=== To be done ===
Across the material below, how many lines contain the word "React"? Give only the number.

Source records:
━━━━━━━━━━━━━━━━

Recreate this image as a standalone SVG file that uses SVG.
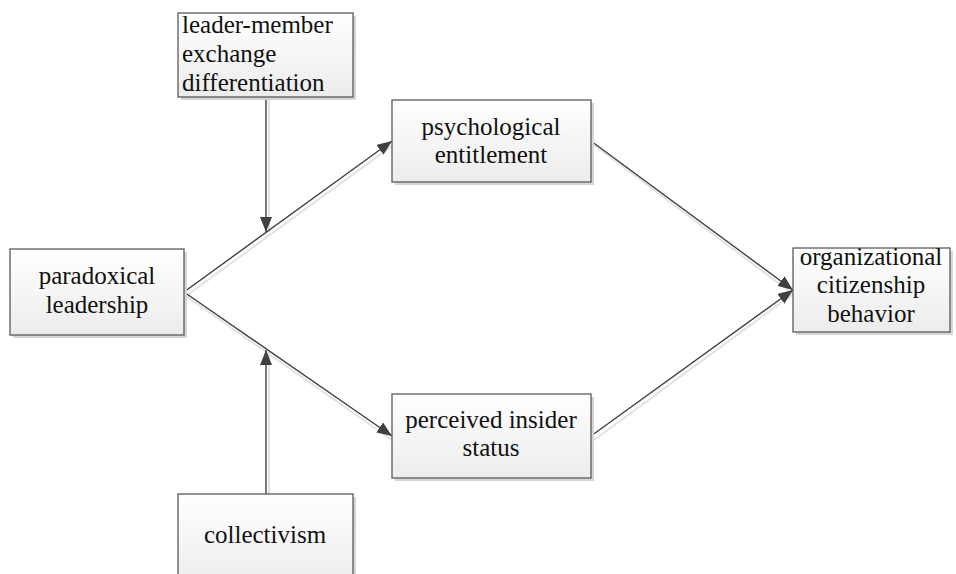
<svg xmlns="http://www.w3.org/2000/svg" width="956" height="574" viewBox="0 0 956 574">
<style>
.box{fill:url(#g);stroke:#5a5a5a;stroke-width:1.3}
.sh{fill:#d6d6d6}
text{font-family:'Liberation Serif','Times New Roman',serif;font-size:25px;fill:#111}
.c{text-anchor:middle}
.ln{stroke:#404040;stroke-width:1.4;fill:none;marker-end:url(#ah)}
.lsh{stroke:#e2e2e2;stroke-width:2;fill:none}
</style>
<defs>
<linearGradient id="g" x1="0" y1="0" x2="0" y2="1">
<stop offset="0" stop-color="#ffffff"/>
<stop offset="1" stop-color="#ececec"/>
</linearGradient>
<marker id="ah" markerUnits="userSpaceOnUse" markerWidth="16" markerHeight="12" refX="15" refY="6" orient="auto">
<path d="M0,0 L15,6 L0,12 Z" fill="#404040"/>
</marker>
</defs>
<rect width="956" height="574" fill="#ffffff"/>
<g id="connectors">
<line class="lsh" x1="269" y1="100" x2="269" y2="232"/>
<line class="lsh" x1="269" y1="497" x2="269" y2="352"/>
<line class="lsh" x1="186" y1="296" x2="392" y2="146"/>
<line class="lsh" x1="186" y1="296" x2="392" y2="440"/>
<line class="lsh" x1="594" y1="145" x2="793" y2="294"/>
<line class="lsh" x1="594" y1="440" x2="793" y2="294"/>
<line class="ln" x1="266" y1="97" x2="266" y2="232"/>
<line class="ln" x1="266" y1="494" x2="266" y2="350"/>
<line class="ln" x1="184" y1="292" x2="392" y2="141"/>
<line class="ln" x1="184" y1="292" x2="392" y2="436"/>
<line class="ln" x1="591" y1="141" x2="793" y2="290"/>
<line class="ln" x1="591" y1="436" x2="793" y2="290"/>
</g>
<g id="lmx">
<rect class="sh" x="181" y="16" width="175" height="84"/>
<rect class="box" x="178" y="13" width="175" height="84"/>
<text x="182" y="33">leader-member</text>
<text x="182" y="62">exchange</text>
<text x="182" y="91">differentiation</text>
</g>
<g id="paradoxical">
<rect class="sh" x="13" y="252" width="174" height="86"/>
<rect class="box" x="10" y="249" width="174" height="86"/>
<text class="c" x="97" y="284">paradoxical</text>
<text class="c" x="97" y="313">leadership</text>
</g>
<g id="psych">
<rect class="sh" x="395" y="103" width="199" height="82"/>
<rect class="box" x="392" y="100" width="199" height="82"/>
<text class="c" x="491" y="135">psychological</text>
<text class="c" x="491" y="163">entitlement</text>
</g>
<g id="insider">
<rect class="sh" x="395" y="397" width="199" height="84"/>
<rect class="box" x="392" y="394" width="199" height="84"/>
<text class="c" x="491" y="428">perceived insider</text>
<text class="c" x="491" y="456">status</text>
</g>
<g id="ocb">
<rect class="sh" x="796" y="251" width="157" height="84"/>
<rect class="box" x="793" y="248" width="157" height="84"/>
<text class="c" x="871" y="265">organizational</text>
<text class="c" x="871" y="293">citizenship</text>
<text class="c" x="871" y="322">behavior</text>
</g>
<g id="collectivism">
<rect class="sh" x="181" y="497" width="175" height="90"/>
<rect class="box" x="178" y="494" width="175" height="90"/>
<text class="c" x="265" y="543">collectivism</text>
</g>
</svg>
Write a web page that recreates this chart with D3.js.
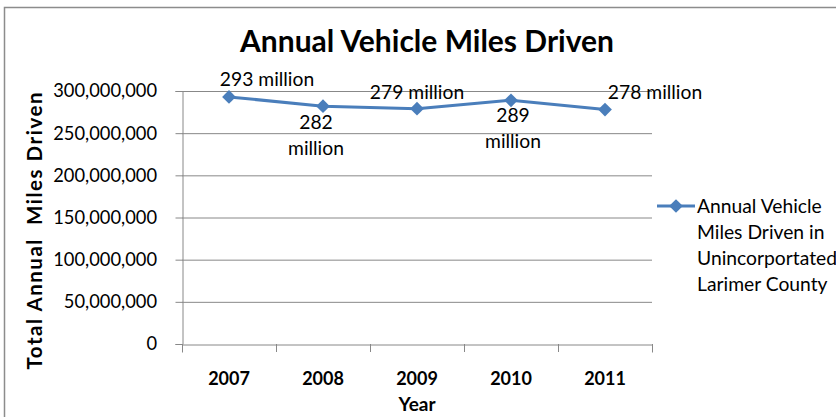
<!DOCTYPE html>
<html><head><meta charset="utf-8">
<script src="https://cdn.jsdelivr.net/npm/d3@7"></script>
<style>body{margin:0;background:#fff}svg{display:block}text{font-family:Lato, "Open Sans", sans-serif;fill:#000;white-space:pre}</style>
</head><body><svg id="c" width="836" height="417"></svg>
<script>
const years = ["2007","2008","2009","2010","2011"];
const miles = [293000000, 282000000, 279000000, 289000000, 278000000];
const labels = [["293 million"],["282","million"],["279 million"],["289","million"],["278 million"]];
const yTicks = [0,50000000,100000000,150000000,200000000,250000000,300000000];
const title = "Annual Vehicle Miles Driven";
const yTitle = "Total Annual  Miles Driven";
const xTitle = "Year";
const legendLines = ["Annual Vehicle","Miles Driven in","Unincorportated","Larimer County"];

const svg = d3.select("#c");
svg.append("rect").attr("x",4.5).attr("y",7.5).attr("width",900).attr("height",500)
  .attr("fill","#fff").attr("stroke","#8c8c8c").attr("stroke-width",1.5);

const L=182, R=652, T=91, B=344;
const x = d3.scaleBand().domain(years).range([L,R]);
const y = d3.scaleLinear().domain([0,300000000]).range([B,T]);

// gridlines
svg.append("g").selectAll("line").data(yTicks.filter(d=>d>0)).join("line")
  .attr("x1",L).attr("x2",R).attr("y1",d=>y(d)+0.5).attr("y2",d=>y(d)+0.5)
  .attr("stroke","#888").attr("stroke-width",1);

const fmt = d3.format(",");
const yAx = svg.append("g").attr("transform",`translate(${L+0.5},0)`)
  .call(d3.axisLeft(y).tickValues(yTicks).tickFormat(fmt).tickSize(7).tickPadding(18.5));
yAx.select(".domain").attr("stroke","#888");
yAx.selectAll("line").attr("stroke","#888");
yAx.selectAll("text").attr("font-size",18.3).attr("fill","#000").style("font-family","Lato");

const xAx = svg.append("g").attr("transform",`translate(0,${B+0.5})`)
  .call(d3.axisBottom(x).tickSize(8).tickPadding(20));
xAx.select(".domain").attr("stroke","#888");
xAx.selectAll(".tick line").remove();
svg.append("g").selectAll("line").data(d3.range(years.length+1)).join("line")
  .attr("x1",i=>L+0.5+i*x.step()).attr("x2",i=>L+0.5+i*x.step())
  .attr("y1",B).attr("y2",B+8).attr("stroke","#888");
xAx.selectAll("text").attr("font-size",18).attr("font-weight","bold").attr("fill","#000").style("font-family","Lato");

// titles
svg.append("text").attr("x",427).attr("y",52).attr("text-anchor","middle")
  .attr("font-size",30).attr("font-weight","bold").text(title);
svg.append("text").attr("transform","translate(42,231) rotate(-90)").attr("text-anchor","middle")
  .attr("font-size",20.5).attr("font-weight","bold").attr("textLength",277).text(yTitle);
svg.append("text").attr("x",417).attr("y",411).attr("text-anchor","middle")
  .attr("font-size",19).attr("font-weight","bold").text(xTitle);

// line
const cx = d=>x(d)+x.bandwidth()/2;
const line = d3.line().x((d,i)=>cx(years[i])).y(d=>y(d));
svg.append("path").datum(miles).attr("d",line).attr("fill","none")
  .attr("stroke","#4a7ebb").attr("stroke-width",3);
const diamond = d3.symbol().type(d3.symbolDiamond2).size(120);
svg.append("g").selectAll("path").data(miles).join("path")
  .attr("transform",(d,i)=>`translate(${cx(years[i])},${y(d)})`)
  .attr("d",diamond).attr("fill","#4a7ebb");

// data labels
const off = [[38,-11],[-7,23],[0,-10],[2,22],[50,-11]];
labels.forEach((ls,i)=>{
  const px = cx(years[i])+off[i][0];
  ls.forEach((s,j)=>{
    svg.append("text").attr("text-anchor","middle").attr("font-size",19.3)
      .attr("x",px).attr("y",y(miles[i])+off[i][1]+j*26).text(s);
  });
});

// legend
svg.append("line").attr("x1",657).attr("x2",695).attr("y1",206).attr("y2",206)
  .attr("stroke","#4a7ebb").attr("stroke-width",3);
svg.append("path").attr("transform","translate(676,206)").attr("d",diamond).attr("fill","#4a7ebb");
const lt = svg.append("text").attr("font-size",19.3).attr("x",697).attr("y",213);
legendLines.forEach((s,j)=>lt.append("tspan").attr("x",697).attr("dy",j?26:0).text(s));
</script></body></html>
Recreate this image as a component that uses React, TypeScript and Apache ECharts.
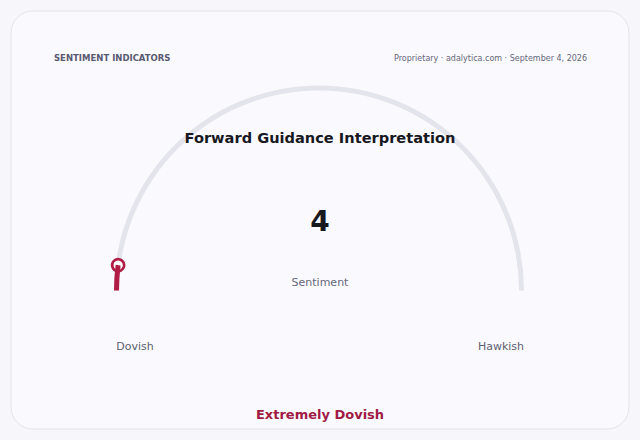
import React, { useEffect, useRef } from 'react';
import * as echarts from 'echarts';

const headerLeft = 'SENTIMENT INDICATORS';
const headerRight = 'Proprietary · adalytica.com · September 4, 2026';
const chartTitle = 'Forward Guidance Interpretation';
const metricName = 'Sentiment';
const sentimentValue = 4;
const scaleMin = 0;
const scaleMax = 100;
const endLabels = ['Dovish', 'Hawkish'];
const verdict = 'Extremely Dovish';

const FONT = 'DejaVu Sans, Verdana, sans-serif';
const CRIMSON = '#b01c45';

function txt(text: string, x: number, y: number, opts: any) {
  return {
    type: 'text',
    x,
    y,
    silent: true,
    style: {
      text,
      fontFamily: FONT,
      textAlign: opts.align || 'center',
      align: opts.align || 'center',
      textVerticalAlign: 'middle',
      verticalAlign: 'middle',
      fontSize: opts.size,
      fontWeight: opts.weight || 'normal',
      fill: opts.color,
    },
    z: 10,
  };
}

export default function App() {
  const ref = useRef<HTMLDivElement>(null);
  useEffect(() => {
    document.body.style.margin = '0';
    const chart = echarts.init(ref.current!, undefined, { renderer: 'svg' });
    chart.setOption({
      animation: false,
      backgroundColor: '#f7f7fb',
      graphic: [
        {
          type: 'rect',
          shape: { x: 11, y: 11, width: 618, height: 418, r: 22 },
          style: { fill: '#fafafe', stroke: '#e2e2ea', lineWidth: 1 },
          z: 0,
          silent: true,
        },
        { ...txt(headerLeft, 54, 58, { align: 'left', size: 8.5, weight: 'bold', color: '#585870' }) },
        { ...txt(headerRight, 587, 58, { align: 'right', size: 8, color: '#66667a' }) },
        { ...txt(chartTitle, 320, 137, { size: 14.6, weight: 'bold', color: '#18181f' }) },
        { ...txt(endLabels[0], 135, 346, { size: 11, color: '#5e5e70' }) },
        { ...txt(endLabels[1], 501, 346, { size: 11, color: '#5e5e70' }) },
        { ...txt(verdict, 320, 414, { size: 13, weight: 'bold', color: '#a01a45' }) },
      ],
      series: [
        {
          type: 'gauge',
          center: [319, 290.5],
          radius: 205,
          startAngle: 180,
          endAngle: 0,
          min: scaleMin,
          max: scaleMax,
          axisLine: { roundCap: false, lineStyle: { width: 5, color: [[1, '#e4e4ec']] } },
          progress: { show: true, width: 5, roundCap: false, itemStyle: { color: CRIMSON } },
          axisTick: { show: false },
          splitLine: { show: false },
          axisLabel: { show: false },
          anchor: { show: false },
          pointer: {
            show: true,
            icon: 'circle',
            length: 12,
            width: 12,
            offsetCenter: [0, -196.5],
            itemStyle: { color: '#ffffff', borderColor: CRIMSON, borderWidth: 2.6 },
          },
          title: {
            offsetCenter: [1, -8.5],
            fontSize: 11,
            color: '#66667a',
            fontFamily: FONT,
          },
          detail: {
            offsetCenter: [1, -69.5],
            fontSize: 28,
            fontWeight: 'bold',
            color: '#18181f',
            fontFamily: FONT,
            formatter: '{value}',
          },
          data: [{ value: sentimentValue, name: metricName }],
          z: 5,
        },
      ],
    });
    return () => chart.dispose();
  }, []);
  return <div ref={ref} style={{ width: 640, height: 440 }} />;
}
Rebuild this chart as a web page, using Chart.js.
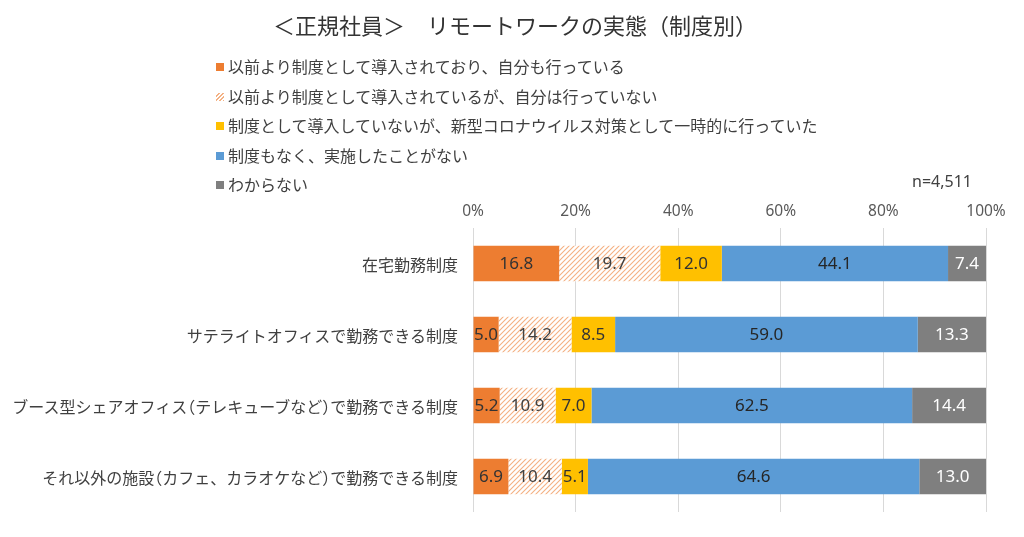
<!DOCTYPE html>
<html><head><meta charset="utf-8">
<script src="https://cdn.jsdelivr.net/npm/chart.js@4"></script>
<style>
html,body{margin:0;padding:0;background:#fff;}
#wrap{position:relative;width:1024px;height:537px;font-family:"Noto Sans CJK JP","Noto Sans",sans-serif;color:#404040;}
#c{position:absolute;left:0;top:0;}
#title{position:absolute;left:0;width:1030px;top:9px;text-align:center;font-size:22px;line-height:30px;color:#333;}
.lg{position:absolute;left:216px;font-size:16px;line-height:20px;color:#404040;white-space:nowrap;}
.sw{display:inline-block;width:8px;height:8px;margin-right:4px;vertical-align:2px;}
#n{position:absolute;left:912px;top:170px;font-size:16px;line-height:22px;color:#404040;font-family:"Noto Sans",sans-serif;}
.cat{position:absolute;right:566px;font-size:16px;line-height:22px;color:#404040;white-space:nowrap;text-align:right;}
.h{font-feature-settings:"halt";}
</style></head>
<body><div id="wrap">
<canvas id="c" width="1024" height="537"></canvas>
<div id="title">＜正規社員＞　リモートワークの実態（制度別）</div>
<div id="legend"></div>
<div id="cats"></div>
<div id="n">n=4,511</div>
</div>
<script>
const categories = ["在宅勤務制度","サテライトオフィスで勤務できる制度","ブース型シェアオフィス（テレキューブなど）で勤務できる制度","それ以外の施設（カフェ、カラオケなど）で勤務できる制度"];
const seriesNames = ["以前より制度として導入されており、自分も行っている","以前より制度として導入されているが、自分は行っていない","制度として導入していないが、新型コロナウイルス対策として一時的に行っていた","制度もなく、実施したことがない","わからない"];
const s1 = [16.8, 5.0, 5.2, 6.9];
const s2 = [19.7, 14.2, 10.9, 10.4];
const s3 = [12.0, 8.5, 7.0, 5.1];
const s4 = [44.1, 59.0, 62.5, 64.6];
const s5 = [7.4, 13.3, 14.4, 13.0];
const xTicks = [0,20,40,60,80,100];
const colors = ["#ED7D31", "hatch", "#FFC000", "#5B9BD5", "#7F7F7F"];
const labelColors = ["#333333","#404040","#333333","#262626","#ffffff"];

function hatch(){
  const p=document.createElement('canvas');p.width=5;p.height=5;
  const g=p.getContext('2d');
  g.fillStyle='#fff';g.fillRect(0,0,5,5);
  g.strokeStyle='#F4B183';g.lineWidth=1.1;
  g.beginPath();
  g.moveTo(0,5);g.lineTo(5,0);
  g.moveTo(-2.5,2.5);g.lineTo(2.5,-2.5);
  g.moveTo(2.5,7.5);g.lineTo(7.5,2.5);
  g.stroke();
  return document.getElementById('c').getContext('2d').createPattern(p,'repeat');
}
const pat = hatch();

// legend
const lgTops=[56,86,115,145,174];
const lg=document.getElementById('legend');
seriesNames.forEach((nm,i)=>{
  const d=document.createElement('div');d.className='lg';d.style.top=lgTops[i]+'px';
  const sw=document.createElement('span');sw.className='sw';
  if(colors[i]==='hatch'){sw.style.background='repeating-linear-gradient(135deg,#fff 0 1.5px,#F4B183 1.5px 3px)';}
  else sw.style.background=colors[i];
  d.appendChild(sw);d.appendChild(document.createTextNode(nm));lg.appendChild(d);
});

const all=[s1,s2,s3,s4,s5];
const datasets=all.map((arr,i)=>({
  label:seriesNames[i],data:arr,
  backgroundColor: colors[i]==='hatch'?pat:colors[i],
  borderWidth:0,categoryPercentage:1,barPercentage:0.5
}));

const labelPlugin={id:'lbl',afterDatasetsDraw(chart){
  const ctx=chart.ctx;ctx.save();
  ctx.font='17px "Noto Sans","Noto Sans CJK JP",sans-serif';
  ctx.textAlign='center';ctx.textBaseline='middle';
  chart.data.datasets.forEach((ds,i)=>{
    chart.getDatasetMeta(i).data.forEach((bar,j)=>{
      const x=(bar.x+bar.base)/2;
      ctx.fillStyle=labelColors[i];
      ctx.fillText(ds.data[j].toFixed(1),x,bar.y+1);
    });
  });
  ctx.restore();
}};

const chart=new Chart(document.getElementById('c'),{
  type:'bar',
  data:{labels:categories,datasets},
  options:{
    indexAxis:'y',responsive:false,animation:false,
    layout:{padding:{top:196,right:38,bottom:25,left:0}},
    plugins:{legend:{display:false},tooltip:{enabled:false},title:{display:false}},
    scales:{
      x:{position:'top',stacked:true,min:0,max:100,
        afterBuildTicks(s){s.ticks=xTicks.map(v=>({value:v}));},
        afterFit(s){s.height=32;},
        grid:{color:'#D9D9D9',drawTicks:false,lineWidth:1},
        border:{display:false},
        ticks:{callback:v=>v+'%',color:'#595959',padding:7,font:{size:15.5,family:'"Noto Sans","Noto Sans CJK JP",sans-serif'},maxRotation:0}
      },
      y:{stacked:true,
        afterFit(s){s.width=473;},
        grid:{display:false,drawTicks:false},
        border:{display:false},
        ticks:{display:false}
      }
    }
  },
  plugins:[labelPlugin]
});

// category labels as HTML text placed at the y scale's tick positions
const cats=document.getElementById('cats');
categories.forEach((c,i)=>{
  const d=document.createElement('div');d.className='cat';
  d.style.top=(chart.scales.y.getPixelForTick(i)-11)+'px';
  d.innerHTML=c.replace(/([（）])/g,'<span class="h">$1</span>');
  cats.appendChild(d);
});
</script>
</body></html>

━━━━━━━━━━━━━━━━

=== Output for this task ===
2